On paper, Marvel Tokon: Fighting Souls is still a list of bullet points on a storefront page: 20 characters at launch, 4v4 tag teams, Episode Mode, 64-player online lobbies. In practice, those details sketch out a very specific vision for what an ArcSys-driven Marvel fighter can be.

A smaller, curated cast suggests a game about team-building and synergy rather than endless mirror matches. A shared life bar across four heroes nudges players toward thinking of their squad as a single, flexible organism instead of three or four isolated health pools.
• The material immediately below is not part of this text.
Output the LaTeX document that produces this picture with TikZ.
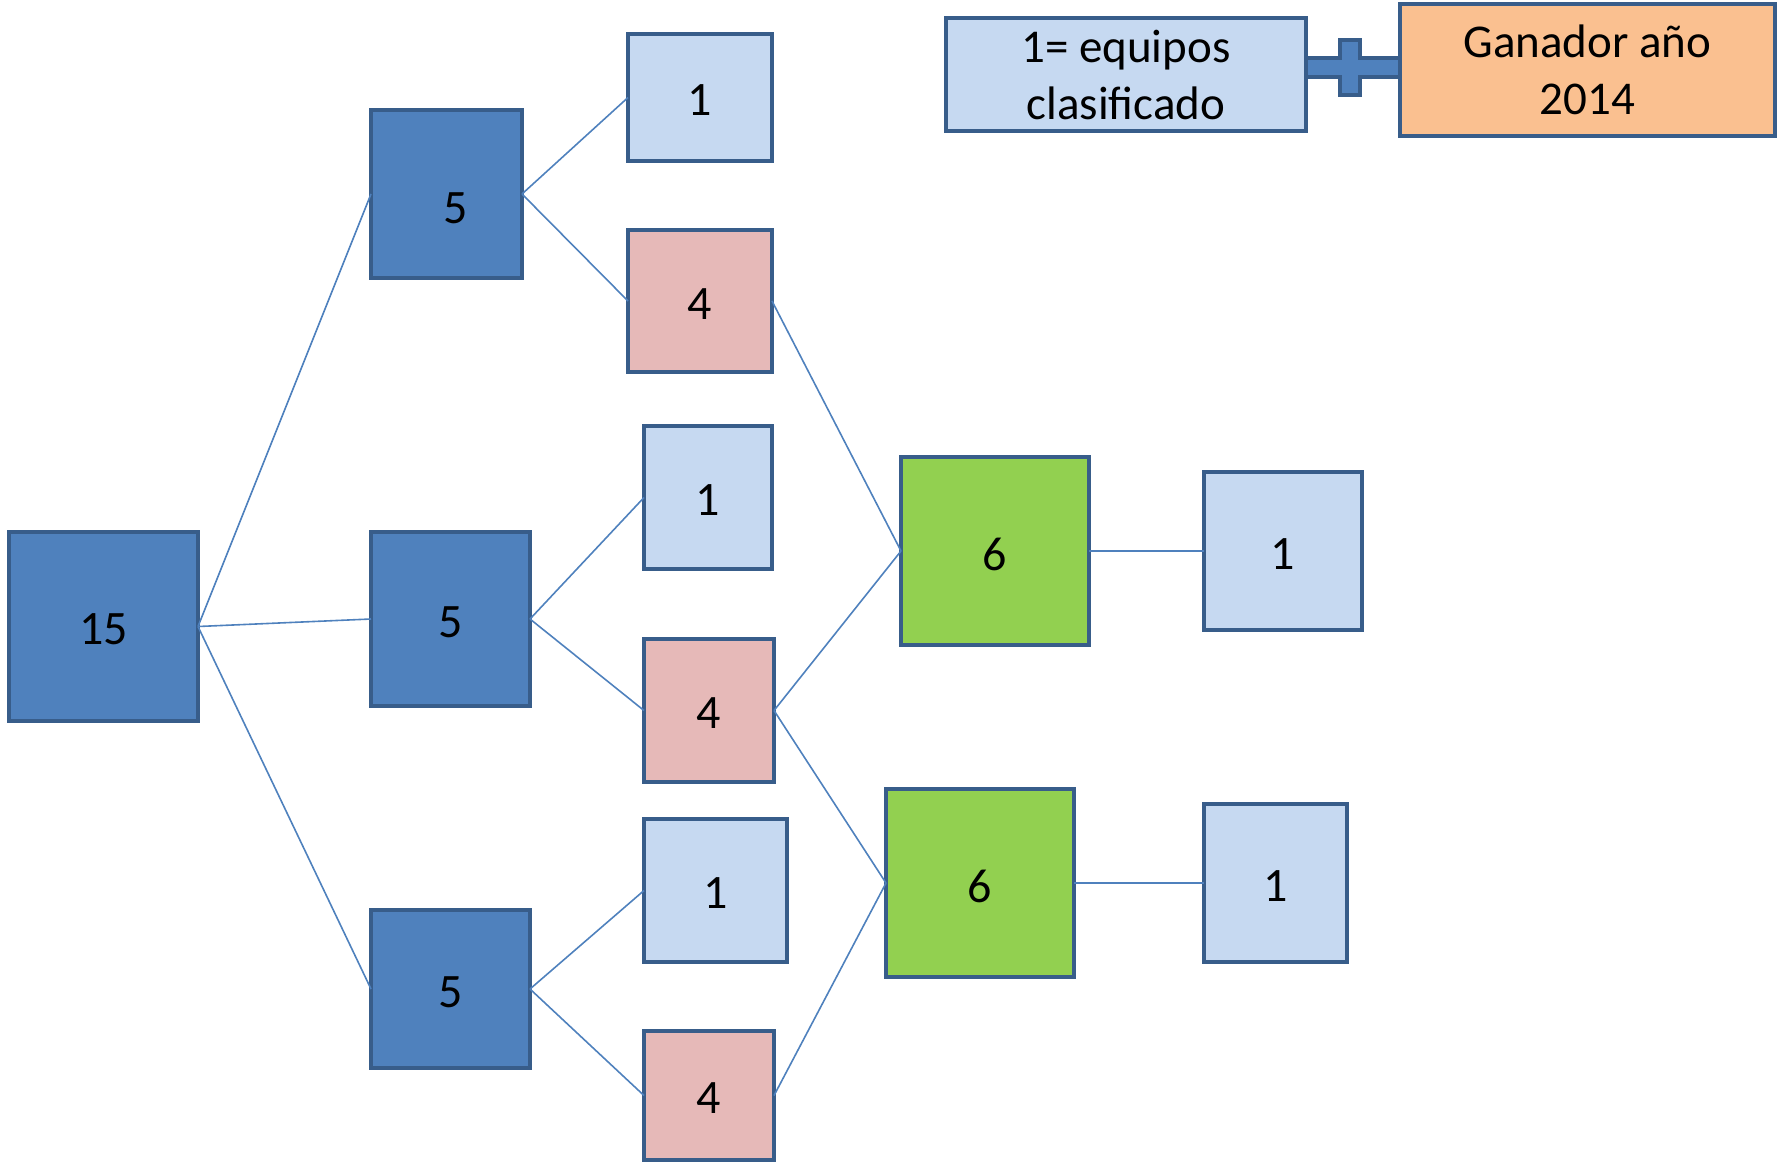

Episode Mode hints at an accessible entry point that can onboard Marvel fans who have never touched an anime fighter, while still teaching the sort of layered team mechanics tournament players care about.

With an updated State of Play showcase looming, it will not be long before we see if Marvel Tokon: Fighting Souls can turn that promise into something that feels as good in motion as it sounds on paper. For now, the leaked Steam page has done its job: this is suddenly one of the most intriguing experiments in licensed fighting games on the horizon, and an unmistakably Arc System Works take on the Marvel formula.